'''
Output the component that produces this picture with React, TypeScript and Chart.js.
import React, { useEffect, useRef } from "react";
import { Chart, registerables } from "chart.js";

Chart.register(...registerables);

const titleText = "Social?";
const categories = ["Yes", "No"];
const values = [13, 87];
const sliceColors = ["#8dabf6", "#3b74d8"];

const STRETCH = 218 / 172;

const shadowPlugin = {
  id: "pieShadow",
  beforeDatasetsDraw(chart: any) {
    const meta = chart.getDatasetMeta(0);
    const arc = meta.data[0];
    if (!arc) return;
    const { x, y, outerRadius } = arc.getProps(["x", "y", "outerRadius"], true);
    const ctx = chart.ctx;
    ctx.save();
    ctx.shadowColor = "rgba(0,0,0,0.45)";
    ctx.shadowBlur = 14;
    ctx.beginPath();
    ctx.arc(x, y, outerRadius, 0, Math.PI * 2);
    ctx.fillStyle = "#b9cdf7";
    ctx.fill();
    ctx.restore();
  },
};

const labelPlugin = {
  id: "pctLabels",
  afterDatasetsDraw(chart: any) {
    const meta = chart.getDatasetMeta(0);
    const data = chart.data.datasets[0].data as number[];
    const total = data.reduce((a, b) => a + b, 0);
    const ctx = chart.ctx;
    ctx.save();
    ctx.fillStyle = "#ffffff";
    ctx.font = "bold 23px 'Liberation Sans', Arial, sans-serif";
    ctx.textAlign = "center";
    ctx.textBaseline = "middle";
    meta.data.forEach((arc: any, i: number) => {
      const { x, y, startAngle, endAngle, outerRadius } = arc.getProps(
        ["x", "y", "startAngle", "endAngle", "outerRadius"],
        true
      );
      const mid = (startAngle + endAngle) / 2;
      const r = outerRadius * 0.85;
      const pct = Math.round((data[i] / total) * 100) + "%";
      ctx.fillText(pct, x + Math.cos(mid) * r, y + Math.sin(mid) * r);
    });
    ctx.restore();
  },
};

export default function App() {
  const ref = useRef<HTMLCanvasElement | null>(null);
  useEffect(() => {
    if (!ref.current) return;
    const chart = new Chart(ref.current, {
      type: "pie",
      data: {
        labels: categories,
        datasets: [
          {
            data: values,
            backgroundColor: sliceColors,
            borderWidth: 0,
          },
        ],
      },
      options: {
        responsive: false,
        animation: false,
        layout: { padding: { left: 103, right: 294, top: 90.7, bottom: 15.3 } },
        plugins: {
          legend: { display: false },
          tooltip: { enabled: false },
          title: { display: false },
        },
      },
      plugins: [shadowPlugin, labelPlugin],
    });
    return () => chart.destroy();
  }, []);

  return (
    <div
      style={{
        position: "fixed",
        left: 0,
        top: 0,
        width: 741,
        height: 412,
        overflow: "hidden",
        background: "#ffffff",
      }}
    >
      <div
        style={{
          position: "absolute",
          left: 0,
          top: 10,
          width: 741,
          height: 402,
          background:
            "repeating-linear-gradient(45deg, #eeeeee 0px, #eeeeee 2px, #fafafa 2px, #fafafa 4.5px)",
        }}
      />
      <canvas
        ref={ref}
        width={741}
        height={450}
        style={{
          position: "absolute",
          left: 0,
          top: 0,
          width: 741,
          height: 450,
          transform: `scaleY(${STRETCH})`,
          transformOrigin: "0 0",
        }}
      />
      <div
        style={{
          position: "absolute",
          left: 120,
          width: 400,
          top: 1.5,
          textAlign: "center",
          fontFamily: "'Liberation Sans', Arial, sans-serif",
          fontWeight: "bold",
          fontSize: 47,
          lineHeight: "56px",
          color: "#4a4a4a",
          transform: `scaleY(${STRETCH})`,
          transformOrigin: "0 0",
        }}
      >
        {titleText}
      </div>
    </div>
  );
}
'''
'''
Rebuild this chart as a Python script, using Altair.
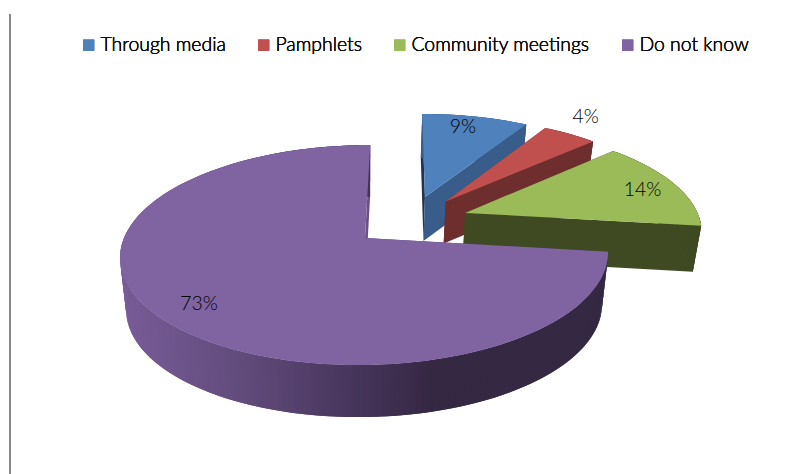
'''
Aim of the exercise: Using the entries shown above, reproduce verbatim the lines from the line bearing "Output the component" to the line bearing "Chart.register(...registerables);", inclusive.

Final answer:
Output the component that produces this picture with React, TypeScript and Chart.js.
import React, { useEffect, useRef } from "react";
import { Chart, registerables } from "chart.js";

Chart.register(...registerables);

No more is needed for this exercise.